What Comes After Post-Modernism?
I saw a talk at MAGfest today by Rym Decoster and Emily Compton which attempted to sketch a theory of current post-post-modern cultural output. It's very much a work in progress, but their concept of "metacontextualism" is the idea that after postmodern deconstruction and irony, we are starting to see a trend emerge towards building meaning through choice out of its ashes: being aware of the fractured contexts of a postmodern world, and that there's no single way of knowing or being, but choosing a forking path and going down it. They argue that art is how a society engages in dialogue with itself, and the art we're seeing now is pushing for something beyond post-modernism.

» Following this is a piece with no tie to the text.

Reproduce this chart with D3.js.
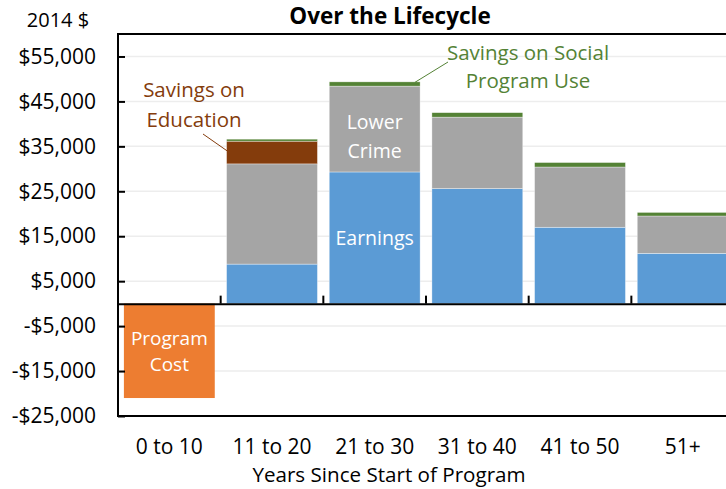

Their examples in the game world (it is MAGFest, after all) were three games I deeply enjoyed: Night In The Woods, Disco Elysium, and Slay The Princess. These games are all to some degree about the death of the old world and what happens in its wake. I'm not sure if metacontextualism is the right framing for understanding art in this moment - I'm going to need to go bone up a bit on my theory before I engage with that idea in earnest - but I do think there's something there: the loss of a sense of absolute truth and the abject hopelessness of a deeply unequal society are themes that you can find everywhere you look. The time to be tongue-in-cheek in the way the great postmodern artists were feels over. But the path forward feels up for debate. In Night In The Woods and Disco Elysium it's little changes, doing what you can in the world you've been given. In Slay The Princess, you get different options, but ultimately it's growth through absolute destruction any way you slice it.
"The old world is dying, and the new world struggles to be born. Now is the time of monsters."
The old Gramsci line feels truer than ever these days. Postmodernism was marked by the death of truth and the end of history. There was no new world coming anymore. But it turns out they pronounced history's death prematurely, and suddenly the monsters are here and everything seems to be falling apart. In a time like this, people need meaning again. There may not be consensus about what, exactly, can come after, but if art is the mirror society holds to itself, I think one thing is clear. The world, as it is, is wrong. Things are not as they should be. And something has to change: the question is whether we need to let the world break us, or we need to break the world.